Jose Antonio Vargas, a Pulitzer prize-winning journalist and illegal immigrant, was released after being detained at the airport of a Texas border town Tuesday.

Vargas told authorities at the McAllen airport he was in the country illegally and did not have the proper documentation, according to CNN.

He had been in McAllen for a week to visit centers where illegal Central American immigrants were being held, and only after arriving did he become aware that he may have trouble leaving.

Vargas was brought to the U.S. from the Philippines when he was 12 and revealed his illegal status in 2011, two years after winning a Pulitzer for his coverage of the Virginia Tech school shooting.

"When I outed myself three years ago my goal is to say I am one of the 11 million people. I'm not asking for special treatment. I'm not asking for there to be any double standard -- the government is doing that," Vargas told CNN previously.

While passing through security at the airport with a Filipino passport, Vargas was cleared by a TSA agent, according to Huffington Post. It was only after he was questioned by a Border Patrol agent, and asked to produce a visa or government-issued ID -- which he didn't posses -- was he taken into custody.
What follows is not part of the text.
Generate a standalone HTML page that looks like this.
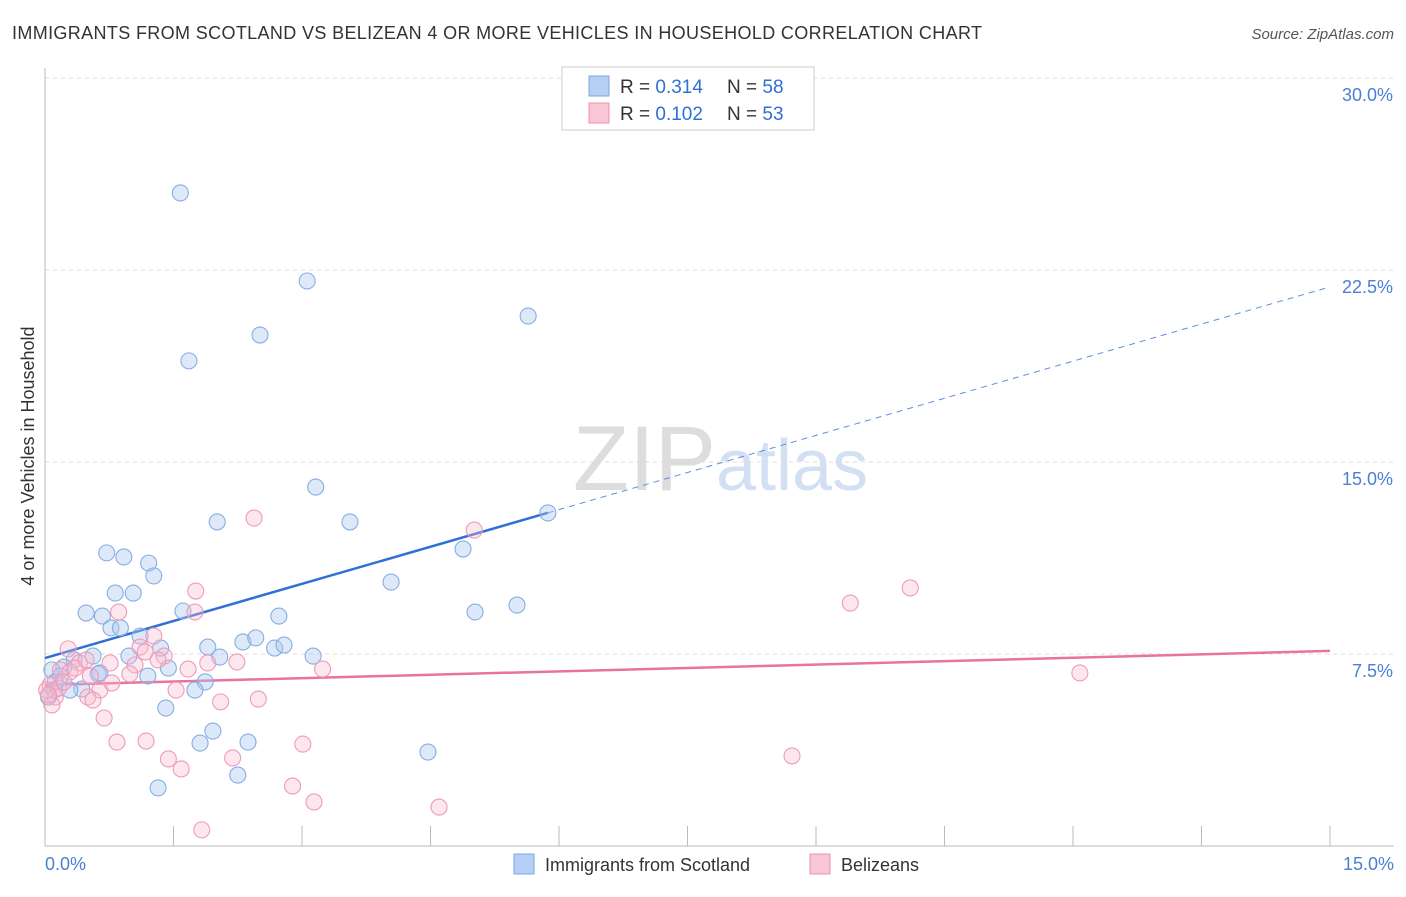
<!DOCTYPE html>
<html><head><meta charset="utf-8"><style>
body{margin:0;background:#fff;font-family:"Liberation Sans",sans-serif;}
svg text{font-family:"Liberation Sans",sans-serif;}
</style></head><body>
<svg id="c" width="1406" height="892" xmlns="http://www.w3.org/2000/svg">
<text x="12" y="39" font-size="18" fill="#333" textLength="970">IMMIGRANTS FROM SCOTLAND VS BELIZEAN 4 OR MORE VEHICLES IN HOUSEHOLD CORRELATION CHART</text>
<text x="1394" y="39" font-size="15" fill="#555" text-anchor="end" font-style="italic">Source: ZipAtlas.com</text>
<text x="716" y="490" font-size="92" fill="#ddd" text-anchor="end" font-family="Liberation Serif">ZIP</text>
<text x="716" y="490" font-size="72" fill="#d3e0f3">atlas</text>
<g id="grid"></g><g id="axes"></g><g id="lines"></g><g id="pts"></g>
<text transform="translate(34,456) rotate(-90)" font-size="18" fill="#333" text-anchor="middle">4 or more Vehicles in Household</text>
<text x="45" y="870" font-size="18" fill="#4a7fd4">0.0%</text>
<text x="1394" y="870" font-size="18" fill="#4a7fd4" text-anchor="end">15.0%</text>
<g>
<rect x="562" y="67" width="252" height="63" fill="#fff" stroke="#ccc"/>
<rect x="589" y="76" width="20" height="20" fill="#b6d0f5" stroke="#7aa6e0"/>
<rect x="589" y="103" width="20" height="20" fill="#f9c6d6" stroke="#ef8fb0"/>
<text x="620" y="93" font-size="19" fill="#333">R = <tspan fill="#2f6fd6">0.314</tspan></text>
<text x="727" y="93" font-size="19" fill="#333">N = <tspan fill="#2f6fd6">58</tspan></text>
<text x="620" y="120" font-size="19" fill="#333">R = <tspan fill="#2f6fd6">0.102</tspan></text>
<text x="727" y="120" font-size="19" fill="#333">N = <tspan fill="#2f6fd6">53</tspan></text>
</g>
<g>
<rect x="514" y="854" width="20" height="20" fill="#b6d0f5" stroke="#7aa6e0"/>
<text x="545" y="871" font-size="18" fill="#333">Immigrants from Scotland</text>
<rect x="810" y="854" width="20" height="20" fill="#f9c6d6" stroke="#ef8fb0"/>
<text x="841" y="871" font-size="18" fill="#333">Belizeans</text>
</g>
</svg>
<script>
const yTicks=[7.5,15,22.5,30];
const xTicks=[0,1.5,3,4.5,6,7.5,9,10.5,12,13.5,15];
const blueX=[1.58,3.06,2.51,1.68,5.64,3.16,2.01,3.56,5.87,0.72,0.92,1.21,1.27,4.88,4.04,0.82,1.03,0.48,0.67,1.61,2.73,5.02,5.51,0.77,0.88,1.11,1.35,0.98,1.90,2.31,2.46,2.68,2.79,3.13,2.04,0.56,0.34,0.22,0.08,0.18,0.62,1.44,1.20,1.87,1.75,0.43,0.12,1.41,1.96,1.81,2.37,4.47,2.25,1.32,0.04,0.29,0.64,0.11];
const blueY=[25.51,22.07,19.96,18.95,20.70,14.02,12.66,12.66,13.01,11.45,11.29,11.05,10.55,11.60,10.31,9.88,9.88,9.10,8.98,9.18,8.98,9.14,9.41,8.52,8.52,8.20,7.73,7.42,7.77,7.97,8.13,7.73,7.85,7.42,7.38,7.42,7.27,6.99,6.88,6.64,6.72,6.95,6.64,6.41,6.09,6.13,6.41,5.39,4.49,4.02,4.06,3.67,2.77,2.27,5.82,6.09,6.76,6.09];
const pinkX=[2.44,5.01,10.10,9.40,1.76,0.86,1.75,1.27,0.27,1.11,1.39,1.32,0.76,1.05,0.99,1.90,2.24,3.24,12.08,1.67,1.53,0.64,0.50,0.56,0.78,0.40,0.18,0.06,0.12,0.08,2.05,2.49,0.69,0.84,1.18,1.44,2.19,3.01,1.59,2.89,3.14,4.60,1.83,8.72,0.29,0.35,0.53,0.02,1.17,0.16,0.48,0.22,0.04];
const pinkY=[12.81,12.34,10.08,9.49,9.96,9.14,9.14,8.20,7.70,7.77,7.42,7.27,7.15,7.07,6.72,7.15,7.19,6.91,6.76,6.91,6.09,6.09,5.82,5.70,6.37,7.15,6.88,6.29,5.82,5.51,5.63,5.74,5.00,4.06,4.10,3.40,3.44,3.98,3.01,2.34,1.72,1.52,0.63,3.52,6.80,6.95,6.64,6.09,7.58,6.17,7.27,6.41,5.90];
const blueLine=[7.34,21.84], blueSolidEnd=5.87;
const pinkLine=[6.29,7.62];
const NS='http://www.w3.org/2000/svg';
const X=v=>45+v/15*1285, Y=v=>846-v*25.6;
function mk(t,a,p){const e=document.createElementNS(NS,t);for(const k in a)e.setAttribute(k,a[k]);document.getElementById(p).appendChild(e);return e;}
mk('line',{x1:45,y1:78,x2:1394,y2:78,stroke:'#ddd','stroke-dasharray':'4,4'},'grid');
yTicks.forEach(t=>{
 const l=mk('line',{x1:45,y1:Y(t),x2:1394,y2:Y(t),stroke:'#ddd','stroke-dasharray':'4,4'},'grid');
 
 
 const tx=mk('text',{x:1393,y:Y(t)+23,'font-size':18,fill:'#4a7fd4','text-anchor':'end'},'grid');
 tx.textContent=t.toFixed(1)+'%';
 
 
});
mk('line',{x1:45,y1:68,x2:45,y2:846,stroke:'#bbb'},'axes');
mk('line',{x1:45,y1:846,x2:1394,y2:846,stroke:'#bbb'},'axes');
xTicks.forEach(t=>{
 const l=mk('line',{x1:X(t),y1:826,x2:X(t),y2:846,stroke:'#bbb'},'axes');
 
 
});
function ly(a,x){return a[0]+(a[1]-a[0])*x/15;}
let l1=mk('line',{x1:X(0),y1:Y(blueLine[0]),x2:X(blueSolidEnd),y2:Y(ly(blueLine,blueSolidEnd)),stroke:'#2f6fd6','stroke-width':2.5},'lines');


let l2=mk('line',{x1:X(blueSolidEnd),y1:Y(ly(blueLine,blueSolidEnd)),x2:X(15),y2:Y(blueLine[1]),stroke:'#5b8ee0','stroke-width':1,'stroke-dasharray':'6,5'},'lines');


let l3=mk('line',{x1:X(0),y1:Y(pinkLine[0]),x2:X(15),y2:Y(pinkLine[1]),stroke:'#e8739e','stroke-width':2.5},'lines');


blueX.forEach((v,i)=>{
 const c=mk('circle',{cx:X(v),cy:Y(blueY[i]),r:8,fill:'rgba(170,200,240,0.4)',stroke:'#86aee3','stroke-width':1.1},'pts');
 
 
});
pinkX.forEach((v,i)=>{
 const c=mk('circle',{cx:X(v),cy:Y(pinkY[i]),r:8,fill:'rgba(246,185,205,0.35)',stroke:'#f09ab8','stroke-width':1.1},'pts');
 
 
});
</script>
</body></html>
After being released Tuesday, he was given notice to appear in immigration court.

Vargas said in a statement after his release, "Our daily lives are filled with fear in simple acts such as getting on an airplane to go home to our family. With Congress failing to act on immigration reform, and President Obama weighing his options on executive action, the critical question remains: how do we define American?"

This is the first time he has been detained by immigration officials since coming to the country illegally in 1993.